Ordnen der Dokumente sei nicht so spaßig, aber die Inhalte seien faszinierend und sozialgeschichtlich hochinteressant, sagt der Archivar mit leuchtenden Augen. Am Donnerstag, 31. März, stellt Bernhard Schäfer einige der Dokumente vor, in denen zum einen der während des 30-jährigen Krieges 1632 von den schwedischen Truppen gelegte Marktbrand, zum anderen die 1766 beim Walcherbräu ausgebrochene Feuersbrunst geschildert wird. Der Vortrag findet beim Historischen Stammtisch statt, zu dem sich alle zwei Monate immer am letzten Donnerstag des Monats Geschichtsinteressierte treffen. Beginn ist um 19.30 Uhr im Saal der Gaststätte »Zum Heckerbräu«, Marktplatz 26. Der Grafinger Marktschreiber Michael Dreyer berichtet außerdem über die Folgen der Brandkatastrophe des Jahres 1632.

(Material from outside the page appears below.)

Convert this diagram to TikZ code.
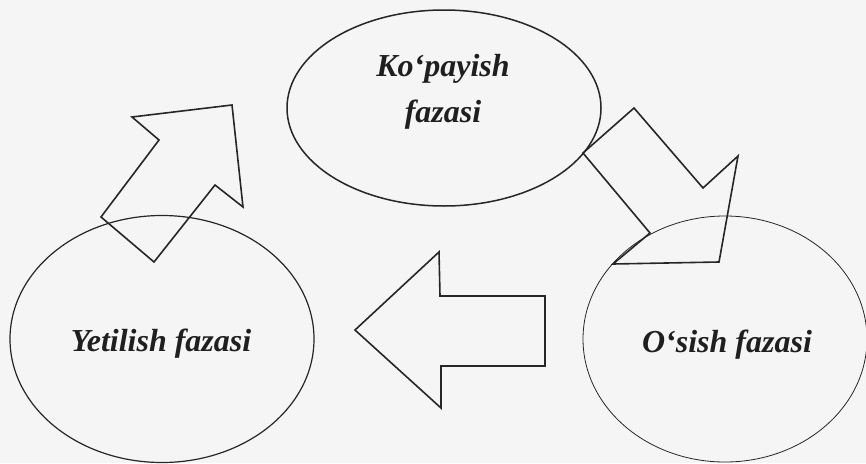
\documentclass[tikz,border=0pt]{standalone}
\usepackage{fontspec}
\setmainfont{Liberation Serif}
\usetikzlibrary{shapes.geometric}
\begin{document}
\begin{tikzpicture}[x=1pt,y=-1pt,
  phase/.style={draw=black!85, ellipse, inner sep=0pt},
  lbl/.style={font=\fontsize{32}{46}\selectfont\bfseries\itshape, align=center, text=black!88},
  blockarrow/.style={draw=black!85, line width=1.6pt, line join=miter}]
\fill[black!4] (0,0) rectangle (866,463);
\useasboundingbox (0,0) rectangle (866,463);
% phases
\node[phase, line width=1.5pt, minimum width=314, minimum height=196] (kop) at (444,108) {};
\node[phase, line width=1.2pt, minimum width=304, minimum height=247] (yet) at (162,339) {};
\node[phase, line width=0.8pt, minimum width=284, minimum height=246] (osi) at (725,339) {};
% labels
\node[lbl] (kopt) at (443,92) {Ko‘payish\\fazasi};
\node[lbl] (yett) at (161,344) {Yetilish fazasi};
\node[lbl] (osit) at (727,345) {O‘sish fazasi};
% block arrows
\draw[blockarrow] (101,217) -- (159,140) -- (132,117) -- (232,105) -- (243,207) -- (215,185) -- (154,262) -- cycle;
\draw[blockarrow] (634,108) -- (703,188) -- (738,156) -- (719,262) -- (613,264) -- (650,233) -- (583,153) -- cycle;
\draw[blockarrow] (545,296) -- (440,296) -- (439,252) -- (355,330) -- (441,408) -- (441,366) -- (545,366) -- cycle;
\end{tikzpicture}
\end{document}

Alte und jüngere Schriften im Archiv

Doch neben diesen Jahrhunderte alten Schriften befinden sich auch jüngere Dokumente im Archiv. Für Aufsehen sorgte vor Kurzem ein Dokument, aus dem hervorging, dass Hitler und Hindenburg die Ehrenbürgerwürde der Stadt Ebersberg verliehen worden war. Da sich Bernhard Schäfer als Kreisarchivpfleger viel mit der Nazi-Zeit beschäftigt hatte, wusste er, dass auch Elkhofen 1934 Hitler zum Ehrenbürger ernannt hatte. »Und das, obwohl Hitler auf solche Ehrungen gar keinen Wert legte, wie er in einem Schreiben von 1933 deutlich machte«, erzählt Schäfer.

Außerdem befinden sich zum Teil auch Fremdbestände im Archiv wie Zensurbücher aus einer Schule aus dem 19. Jahrhundert, Dokumente aus dem Nachbarort Öxing, der 1933 eingemeindet wurde, die schriftlichen Überlieferungen aus dem Jahr 1953, als Grafing zur Stadt erhoben wurde sowie Akten aus der Zeit der Gebietsreform 1978, als auch Elkhofen, Nettelkofen und Straußdorf eingemeindet wurden.

20 Jahre Zeit zum Sortieren

Und ständig kommen neue Akten aus dem Standesamt oder der Verwaltung hinzu. »Es ist noch längst nicht alles sortiert, aber ich habe ja noch 20 Jahre Zeit«, sagt der Mittvierziger lachend.